◆ Input rows ◆

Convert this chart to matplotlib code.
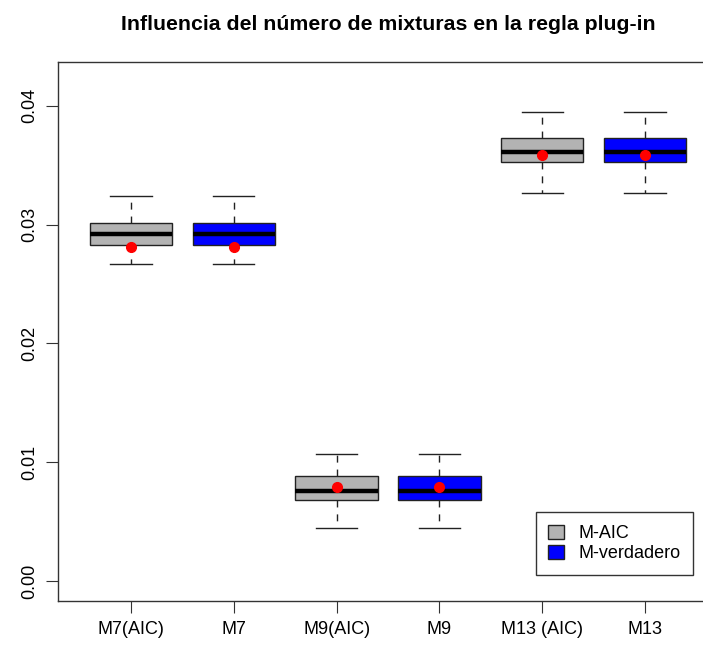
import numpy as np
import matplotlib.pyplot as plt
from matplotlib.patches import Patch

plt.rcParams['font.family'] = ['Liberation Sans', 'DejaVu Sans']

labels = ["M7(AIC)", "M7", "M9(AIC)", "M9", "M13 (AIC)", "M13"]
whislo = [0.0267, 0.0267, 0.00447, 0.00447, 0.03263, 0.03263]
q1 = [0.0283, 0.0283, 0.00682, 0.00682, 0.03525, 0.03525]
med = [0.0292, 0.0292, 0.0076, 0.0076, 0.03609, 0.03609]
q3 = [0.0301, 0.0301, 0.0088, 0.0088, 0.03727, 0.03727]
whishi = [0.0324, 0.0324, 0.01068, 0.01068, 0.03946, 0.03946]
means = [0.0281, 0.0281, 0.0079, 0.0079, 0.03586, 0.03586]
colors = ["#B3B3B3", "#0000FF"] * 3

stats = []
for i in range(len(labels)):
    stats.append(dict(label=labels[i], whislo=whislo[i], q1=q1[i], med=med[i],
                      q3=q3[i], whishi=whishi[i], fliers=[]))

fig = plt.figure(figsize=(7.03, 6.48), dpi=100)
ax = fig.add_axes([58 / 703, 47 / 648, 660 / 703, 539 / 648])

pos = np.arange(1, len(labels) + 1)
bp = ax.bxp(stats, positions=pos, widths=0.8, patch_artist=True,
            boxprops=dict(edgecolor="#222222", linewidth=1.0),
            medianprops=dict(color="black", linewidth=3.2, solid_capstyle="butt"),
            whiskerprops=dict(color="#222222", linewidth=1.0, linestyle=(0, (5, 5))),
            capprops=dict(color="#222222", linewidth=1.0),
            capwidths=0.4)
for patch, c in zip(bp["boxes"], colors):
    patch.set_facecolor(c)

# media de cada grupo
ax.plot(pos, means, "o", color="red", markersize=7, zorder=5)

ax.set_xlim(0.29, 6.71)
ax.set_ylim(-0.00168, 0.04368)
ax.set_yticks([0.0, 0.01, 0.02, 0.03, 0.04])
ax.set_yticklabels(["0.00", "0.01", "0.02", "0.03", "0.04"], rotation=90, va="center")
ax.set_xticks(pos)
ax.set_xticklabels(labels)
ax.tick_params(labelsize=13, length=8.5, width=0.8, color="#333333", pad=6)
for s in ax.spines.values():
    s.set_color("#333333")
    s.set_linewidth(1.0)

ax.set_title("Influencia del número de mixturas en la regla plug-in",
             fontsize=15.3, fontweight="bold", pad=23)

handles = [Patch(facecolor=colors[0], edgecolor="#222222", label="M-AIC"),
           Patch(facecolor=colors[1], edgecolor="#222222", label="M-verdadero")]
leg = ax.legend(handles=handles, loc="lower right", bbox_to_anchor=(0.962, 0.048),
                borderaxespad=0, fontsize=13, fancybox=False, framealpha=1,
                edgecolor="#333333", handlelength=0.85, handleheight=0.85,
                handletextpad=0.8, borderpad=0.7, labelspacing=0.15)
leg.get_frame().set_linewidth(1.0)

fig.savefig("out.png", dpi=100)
* * *
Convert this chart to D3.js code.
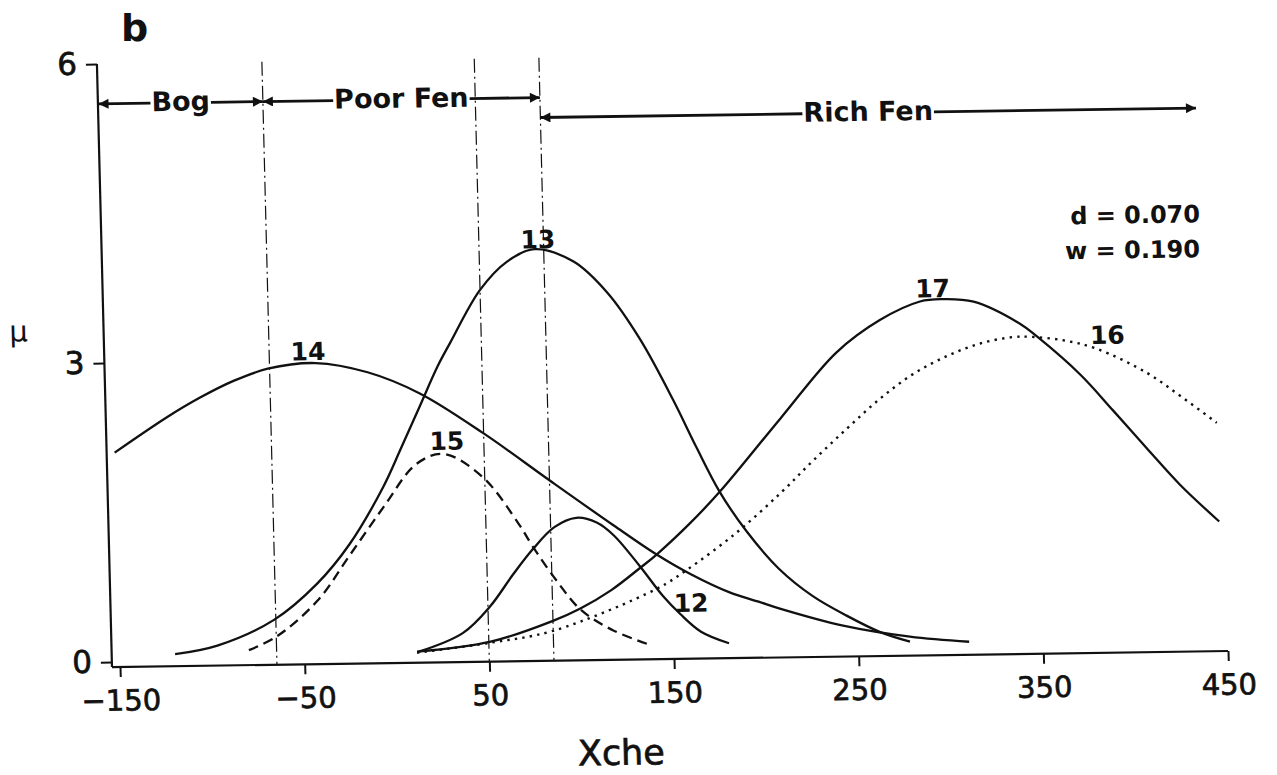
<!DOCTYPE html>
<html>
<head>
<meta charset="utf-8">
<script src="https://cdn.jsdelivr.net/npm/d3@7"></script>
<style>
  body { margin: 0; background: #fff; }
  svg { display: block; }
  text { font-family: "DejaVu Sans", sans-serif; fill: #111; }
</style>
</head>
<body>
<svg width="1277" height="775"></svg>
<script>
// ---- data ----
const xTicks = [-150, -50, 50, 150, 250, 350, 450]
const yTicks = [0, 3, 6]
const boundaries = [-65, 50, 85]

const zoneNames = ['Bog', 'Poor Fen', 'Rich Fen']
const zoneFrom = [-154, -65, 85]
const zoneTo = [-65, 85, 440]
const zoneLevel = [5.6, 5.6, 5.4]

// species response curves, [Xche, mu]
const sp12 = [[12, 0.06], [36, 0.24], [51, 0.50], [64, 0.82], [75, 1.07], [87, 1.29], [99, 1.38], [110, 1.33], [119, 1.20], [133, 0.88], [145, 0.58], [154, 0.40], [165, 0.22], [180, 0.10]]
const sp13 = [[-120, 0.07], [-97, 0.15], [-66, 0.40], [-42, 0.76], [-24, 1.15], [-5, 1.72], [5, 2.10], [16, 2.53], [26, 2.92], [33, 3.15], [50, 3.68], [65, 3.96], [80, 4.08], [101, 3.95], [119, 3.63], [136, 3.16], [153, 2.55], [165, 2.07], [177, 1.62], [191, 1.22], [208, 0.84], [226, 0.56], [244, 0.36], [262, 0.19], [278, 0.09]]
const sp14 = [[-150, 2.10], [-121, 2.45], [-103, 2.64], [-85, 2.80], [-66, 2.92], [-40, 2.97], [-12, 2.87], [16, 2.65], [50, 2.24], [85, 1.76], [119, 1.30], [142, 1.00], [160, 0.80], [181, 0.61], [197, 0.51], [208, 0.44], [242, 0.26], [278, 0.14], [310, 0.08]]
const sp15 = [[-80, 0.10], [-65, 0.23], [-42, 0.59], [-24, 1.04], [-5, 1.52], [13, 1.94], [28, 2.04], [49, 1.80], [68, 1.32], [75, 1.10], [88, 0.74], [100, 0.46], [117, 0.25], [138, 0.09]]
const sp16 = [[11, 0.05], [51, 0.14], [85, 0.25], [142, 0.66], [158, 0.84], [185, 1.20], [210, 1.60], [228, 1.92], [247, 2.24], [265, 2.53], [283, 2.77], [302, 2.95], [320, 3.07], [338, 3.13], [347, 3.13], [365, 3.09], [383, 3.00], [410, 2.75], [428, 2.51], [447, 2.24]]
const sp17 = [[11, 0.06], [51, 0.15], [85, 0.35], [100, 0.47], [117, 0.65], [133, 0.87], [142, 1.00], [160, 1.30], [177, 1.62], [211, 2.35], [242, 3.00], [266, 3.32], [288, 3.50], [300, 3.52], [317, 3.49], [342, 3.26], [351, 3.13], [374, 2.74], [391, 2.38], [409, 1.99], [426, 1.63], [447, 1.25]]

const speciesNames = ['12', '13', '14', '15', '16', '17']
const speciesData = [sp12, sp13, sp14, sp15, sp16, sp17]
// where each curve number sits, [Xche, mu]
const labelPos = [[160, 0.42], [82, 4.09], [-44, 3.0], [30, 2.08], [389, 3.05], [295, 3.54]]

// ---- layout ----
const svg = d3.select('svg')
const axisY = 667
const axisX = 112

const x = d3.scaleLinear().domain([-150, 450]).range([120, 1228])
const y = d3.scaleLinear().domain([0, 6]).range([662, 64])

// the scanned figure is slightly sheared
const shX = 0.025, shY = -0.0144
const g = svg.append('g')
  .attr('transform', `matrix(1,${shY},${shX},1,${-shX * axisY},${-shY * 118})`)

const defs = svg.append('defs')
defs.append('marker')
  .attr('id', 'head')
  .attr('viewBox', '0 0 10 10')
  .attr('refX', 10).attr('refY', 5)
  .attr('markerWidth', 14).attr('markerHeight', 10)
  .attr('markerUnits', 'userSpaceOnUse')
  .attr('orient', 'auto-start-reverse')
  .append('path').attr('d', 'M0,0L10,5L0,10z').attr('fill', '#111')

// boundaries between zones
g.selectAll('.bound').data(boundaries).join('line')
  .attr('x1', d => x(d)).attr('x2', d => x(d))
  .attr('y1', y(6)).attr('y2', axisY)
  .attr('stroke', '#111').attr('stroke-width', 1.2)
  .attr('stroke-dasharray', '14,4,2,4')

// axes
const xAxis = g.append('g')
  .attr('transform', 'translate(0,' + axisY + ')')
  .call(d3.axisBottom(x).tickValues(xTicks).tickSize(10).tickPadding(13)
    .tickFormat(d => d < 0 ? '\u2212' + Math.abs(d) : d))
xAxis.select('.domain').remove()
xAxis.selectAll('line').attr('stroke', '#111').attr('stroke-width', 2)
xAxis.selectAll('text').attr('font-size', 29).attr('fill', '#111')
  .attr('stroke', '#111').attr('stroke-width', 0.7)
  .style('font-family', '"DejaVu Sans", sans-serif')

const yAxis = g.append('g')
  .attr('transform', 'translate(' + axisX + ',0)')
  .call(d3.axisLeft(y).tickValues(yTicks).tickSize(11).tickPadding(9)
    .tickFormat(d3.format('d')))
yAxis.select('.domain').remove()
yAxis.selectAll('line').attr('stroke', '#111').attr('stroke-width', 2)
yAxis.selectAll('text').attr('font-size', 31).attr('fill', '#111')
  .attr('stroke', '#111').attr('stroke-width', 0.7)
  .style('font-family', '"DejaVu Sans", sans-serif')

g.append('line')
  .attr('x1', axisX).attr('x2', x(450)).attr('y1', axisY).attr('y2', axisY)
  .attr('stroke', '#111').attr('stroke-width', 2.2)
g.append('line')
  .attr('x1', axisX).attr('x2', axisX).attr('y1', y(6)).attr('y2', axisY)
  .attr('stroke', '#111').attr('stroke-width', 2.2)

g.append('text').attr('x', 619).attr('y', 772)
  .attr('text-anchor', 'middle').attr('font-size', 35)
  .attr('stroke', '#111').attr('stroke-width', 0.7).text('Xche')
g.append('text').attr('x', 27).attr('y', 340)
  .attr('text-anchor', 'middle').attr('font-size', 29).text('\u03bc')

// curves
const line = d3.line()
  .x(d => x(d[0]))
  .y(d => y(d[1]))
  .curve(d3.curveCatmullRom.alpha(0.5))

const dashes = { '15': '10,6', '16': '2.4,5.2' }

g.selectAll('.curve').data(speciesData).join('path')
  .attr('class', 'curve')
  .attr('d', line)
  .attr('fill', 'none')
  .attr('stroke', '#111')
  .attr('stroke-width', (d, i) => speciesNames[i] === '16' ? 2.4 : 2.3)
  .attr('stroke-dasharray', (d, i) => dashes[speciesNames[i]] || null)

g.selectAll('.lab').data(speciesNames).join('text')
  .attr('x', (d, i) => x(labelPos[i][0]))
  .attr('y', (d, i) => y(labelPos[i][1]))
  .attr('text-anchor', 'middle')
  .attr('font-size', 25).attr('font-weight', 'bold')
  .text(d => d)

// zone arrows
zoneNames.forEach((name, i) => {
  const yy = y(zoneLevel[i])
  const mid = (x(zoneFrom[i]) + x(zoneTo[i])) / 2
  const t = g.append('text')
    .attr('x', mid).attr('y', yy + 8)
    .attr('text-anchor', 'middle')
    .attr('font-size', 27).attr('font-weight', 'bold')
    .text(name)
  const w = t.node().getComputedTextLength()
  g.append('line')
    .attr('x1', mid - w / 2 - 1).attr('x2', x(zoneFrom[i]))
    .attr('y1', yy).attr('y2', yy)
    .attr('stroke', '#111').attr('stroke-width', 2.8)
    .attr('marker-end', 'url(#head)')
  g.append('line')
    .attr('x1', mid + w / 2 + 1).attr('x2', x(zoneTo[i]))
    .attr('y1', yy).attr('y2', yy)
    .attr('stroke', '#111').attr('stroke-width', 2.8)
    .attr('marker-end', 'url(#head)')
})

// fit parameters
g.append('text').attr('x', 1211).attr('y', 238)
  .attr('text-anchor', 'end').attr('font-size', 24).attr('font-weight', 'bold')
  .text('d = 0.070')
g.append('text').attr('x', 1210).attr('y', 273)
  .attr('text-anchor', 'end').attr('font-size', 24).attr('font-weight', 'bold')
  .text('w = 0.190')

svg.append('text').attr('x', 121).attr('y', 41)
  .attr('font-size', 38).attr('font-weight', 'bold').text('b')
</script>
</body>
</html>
...
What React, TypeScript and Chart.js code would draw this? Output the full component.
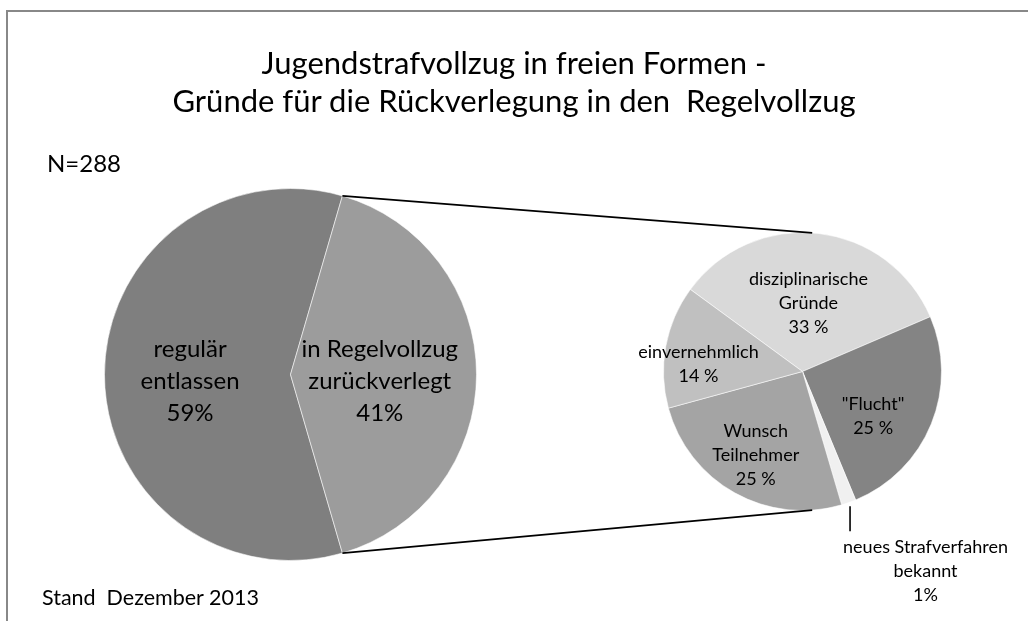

◆ Objective ◆
Of the lines in the material above, state how many contain the string "Convert"; give no other text.

◆ Exercise result ◆
2